**Exercise prompt:** Write out the opening lines of the data word for word, up to and including the line with "import pandas as pd", and leave every picture and every later line out.

______________________________

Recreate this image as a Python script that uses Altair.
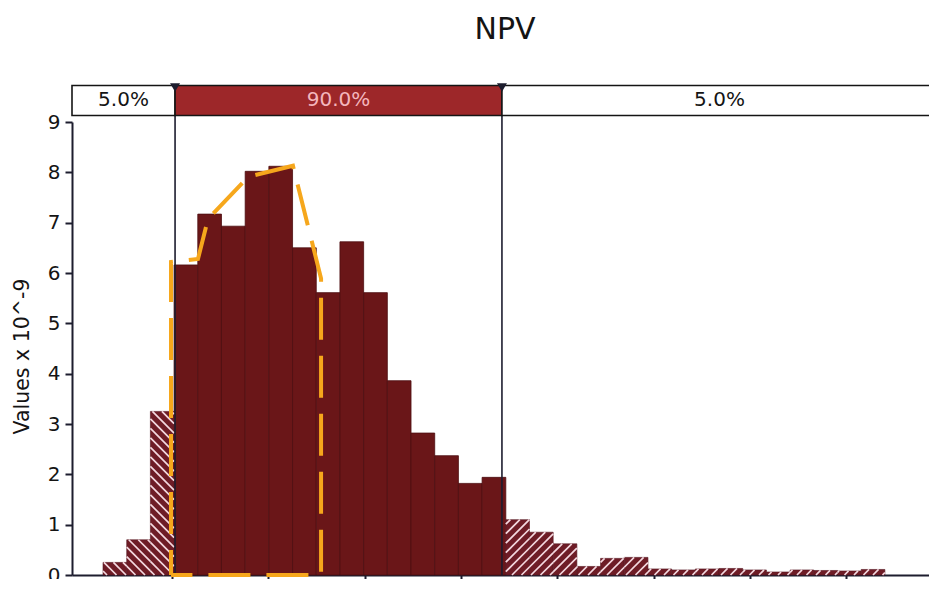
import altair as alt
import pandas as pd

# ---------------- data ----------------
# histogram of NPV: regular bins, density values are "x 10^-9"
BIN_START = -35.8          # left edge of the first bin
BIN_WIDTH = 12.3           # width of every bin
DENSITY = [0.25, 0.70, 3.25, 6.16, 7.17, 6.93, 8.02, 8.12, 6.50, 5.61, 6.62, 5.61,
           3.86, 2.82, 2.37, 1.82, 1.94,
           1.10, 0.85, 0.62, 0.17, 0.33, 0.35,
           0.12, 0.10, 0.12, 0.13, 0.10, 0.06, 0.10, 0.09, 0.08, 0.11]

# percentile delimiters and band labels
P5 = 1.6
P95 = 171.3
BAND_LABELS = ["5.0%", "90.0%", "5.0%"]

# fitted / comparison outline (orange dashed)
FIT_X = [-0.5, -0.5, 13.5, 18.7, 39.5, 62.8, 77.4, 77.4, -0.5]
FIT_Y = [0.0, 6.22, 6.28, 7.07, 7.91, 8.13, 5.89, 0.0, 0.0]

X_TICKS = [0, 50, 100, 150, 200, 250, 300, 350]
Y_TICKS = list(range(10))

# ---------------- layout / style ----------------
X_MIN, X_MAX = -51.9, 393.0
BAND_END = 397.2           # right end of the percentile band (beyond the visible frame)
Y_MIN, Y_MAX = 0, 9
W, H = 857, 453
BAND_LO, BAND_HI = 9.13, 9.726
TRI_Y = 9.686

FONT = "DejaVu Sans"
AXIS_COL = "#1d1d2e"
BODY_COL = "#6a1618"
TAIL_COL = "#6e1c26"
BAND_RED = "#9d2729"
FIT_COL = "#f6a71c"

kx = W / (X_MAX - X_MIN)
ky = H / (Y_MAX - Y_MIN)

# ---------------- tables ----------------
rows = []
for i, d in enumerate(DENSITY):
    x0 = BIN_START + i * BIN_WIDTH
    x1 = x0 + BIN_WIDTH
    mid = (x0 + x1) / 2
    part = "left" if mid < P5 else ("right" if mid > P95 else "body")
    rows.append({"x0": x0, "x1": x1, "d": d, "part": part})
bins = pd.DataFrame(rows)

# hatch segments, computed in screen space and mapped back to data units
SPACING = 9.5
hatch = []
for r in rows:
    if r["part"] == "body":
        continue
    sx0 = (r["x0"] - X_MIN) * kx
    sx1 = (r["x1"] - X_MIN) * kx
    sya = (Y_MAX - r["d"]) * ky
    syb = (Y_MAX - 0) * ky
    if r["part"] == "left":   # "\" stripes: sy = sx + c
        kmin = int((sya - sx1) // SPACING) - 1
        kmax = int((syb - sx0) // SPACING) + 1
        for k in range(kmin, kmax + 1):
            c = k * SPACING
            a = max(sx0, sya - c)
            b = min(sx1, syb - c)
            if b - a > 0.3:
                hatch.append({"xa": X_MIN + a / kx, "ya": Y_MAX - (a + c) / ky,
                              "xb": X_MIN + b / kx, "yb": Y_MAX - (b + c) / ky})
    else:                      # "/" stripes: sy = -sx + c
        kmin = int((sx0 + sya) // SPACING) - 1
        kmax = int((sx1 + syb) // SPACING) + 1
        for k in range(kmin, kmax + 1):
            c = k * SPACING
            a = max(sx0, c - syb)
            b = min(sx1, c - sya)
            if b - a > 0.3:
                hatch.append({"xa": X_MIN + a / kx, "ya": Y_MAX - (c - a) / ky,
                              "xb": X_MIN + b / kx, "yb": Y_MAX - (c - b) / ky})
hatch = pd.DataFrame(hatch)

fit = pd.DataFrame({"x": FIT_X, "y": FIT_Y, "o": list(range(len(FIT_X)))})

band_edges = [X_MIN, P5, P95, BAND_END + 20]
band = pd.DataFrame({
    "b0": band_edges[:-1], "b1": band_edges[1:],
    "lab": BAND_LABELS,
    "mid": [(X_MIN + P5) / 2, (P5 + P95) / 2, (P95 + BAND_END) / 2],
    "fill": ["white", BAND_RED, "white"],
    "tcol": ["#141414", "#f4b6bd", "#141414"],
    "lo": [BAND_LO] * 3, "hi": [BAND_HI] * 3,
})
pct = pd.DataFrame({"x": [P5, P95], "y0": [0, 0], "y1": [BAND_HI, BAND_HI], "t": [TRI_Y, TRI_Y]})
title_df = pd.DataFrame({"t": ["NPV"]})

xs = alt.Scale(domain=[X_MIN, X_MAX], nice=False, zero=False)
ys = alt.Scale(domain=[Y_MIN, Y_MAX], nice=False, zero=False)

x_axis = alt.Axis(values=X_TICKS, labels=False, title=None, grid=False, ticks=True,
                  tickSize=5, tickWidth=2, tickColor=AXIS_COL, domainColor=AXIS_COL,
                  domainWidth=2)
y_axis = alt.Axis(values=Y_TICKS, grid=False, title="Values x 10^-9", tickSize=7,
                  tickWidth=2, tickColor=AXIS_COL, domainColor=AXIS_COL, domainWidth=2,
                  labelFont=FONT, labelFontSize=20, labelColor="#141414", labelPadding=5,
                  titleFont=FONT, titleFontSize=20.5, titleFontWeight="normal",
                  titleColor="#141414", titleX=-50, titleY=234, titleAngle=270,
                  titleAlign="center", titleBaseline="middle")

body = alt.Chart(bins).transform_filter(alt.datum.part == "body").mark_rect(
    fill=BODY_COL, stroke="#4c0e10", strokeWidth=0.8
).encode(
    x=alt.X("x0:Q", scale=xs, axis=x_axis),
    x2="x1:Q",
    y=alt.Y("d:Q", scale=ys, axis=y_axis),
    y2=alt.datum(0),
)

tails = alt.Chart(bins).transform_filter(alt.datum.part != "body").mark_rect(
    fill=TAIL_COL, stroke="#551520", strokeWidth=0.6
).encode(x="x0:Q", x2="x1:Q", y="d:Q", y2=alt.datum(0))

hatch_layer = alt.Chart(hatch).mark_rule(color="#f4d9e0", strokeWidth=1.7).encode(
    x="xa:Q", y="ya:Q", x2="xb:Q", y2="yb:Q")

pct_rules = alt.Chart(pct).mark_rule(color=AXIS_COL, strokeWidth=1.6).encode(
    x="x:Q", y="y0:Q", y2="y1:Q")

fit_line = alt.Chart(fit).mark_line(color=FIT_COL, strokeWidth=4, strokeDash=[42, 16],
                                    strokeDashOffset=17, strokeCap="butt").encode(
    x="x:Q", y="y:Q", order="o:Q")

band_rects = alt.Chart(band).mark_rect(stroke="#141414", strokeWidth=1.6).encode(
    x="b0:Q", x2="b1:Q", y="lo:Q", y2="hi:Q",
    fill=alt.Fill("fill:N", scale=None))

band_text = alt.Chart(band).mark_text(font=FONT, fontSize=20, baseline="middle").encode(
    x="mid:Q", y=alt.datum((BAND_LO + BAND_HI) / 2), text="lab:N",
    color=alt.Color("tcol:N", scale=None))

tris = alt.Chart(pct).mark_point(shape="triangle-down", filled=True, size=100,
                                 color=AXIS_COL, opacity=1).encode(x="x:Q", y="t:Q")

title = alt.Chart(title_df).mark_text(font=FONT, fontSize=30, color="#141414",
                                      baseline="middle", align="center").encode(
    x=alt.value(433), y=alt.value(-92), text="t:N")

chart = alt.layer(body, tails, hatch_layer, pct_rules, fit_line, band_rects, band_text,
                  tris, title).properties(
    width=W, height=H,
    padding={"left": 64, "top": 114, "right": 0, "bottom": 4},
    autosize=alt.AutoSizeParams(type="none"),
    background="white",
).configure_view(stroke=None)

chart.save("out.html", embed_options={"renderer": "svg", "actions": False})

______________________________

**Finished answer:**
Recreate this image as a Python script that uses Altair.
import altair as alt
import pandas as pd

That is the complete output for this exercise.